A second more macabre story continues to appear inconveniently and, as in real life, has no satisfactory conclusion in this film. It involves the suspicious death of a young Native American woman who, during the uprising, becomes an acquaintance and confidante of McKiernan. Her suspicious death, possibly at the hands of AIM leaders, lends a twist to this film that shows the multi-faceted nature of the whole AIM activist system and the government's response to it. It further shows the callous nature with which young Native American women's deaths were and are treated on Indian Reservations. This situation has not improved and continues to fester on Reservations today.

A third story highlights Native American life on a reservation during a time when few Americans knew what this life entailed.

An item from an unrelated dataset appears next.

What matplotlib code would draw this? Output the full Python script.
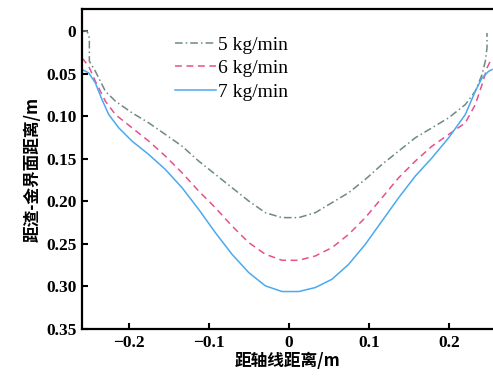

In brutally honest footage, McKiernan shows the living conditions as they existed in Wounded Knee in 1973 and gives some sense of the changes, and lack thereof, that occurred during the government blockade of the reservation during this standoff. This is compared poignantly with modern-day conditions on Indian Reservations in other areas today. Interestingly, there is less difference between conditions in Wounded Knee in 1973 and on reservations today than most people would expect.

In this film, no one, including McKiernan, escapes intact or unsullied. This film shows the pettiness of all actors. It lets the audience see how these character flaws impacted the drama of the standoff and the everyday lives of people, especially Native Americans on the reservations. McKiernan spends the last part of the film trying to establish a path between Wounded Knee and other Native American issues, including the Standing Rock Pipeline. His premise is that the Pan-Native American identity that he believes was established among Native Americans of different groups and different reservations has solidified into a unity that he sees reflected in the Standing Rock Pipeline protests. This is a definite stretch, and he lacks the evidence for such an assertion. Many other assessments of Native American unity versus tribalism or reservation identity come to different conclusions.

Overall, this is a well-done documentary film that leaves the viewer with much to think about and, if nothing else, broadens the viewer's understanding of America's Native American issues. This film is rated Highly Recommended and should be made widely available. It has potential in high school through graduate school classrooms, discussion groups, and almost any library. College-level courses in journalism, activism, social movements, Native American studies, politics, law enforcement, violence, and peace studies would all benefit from this film.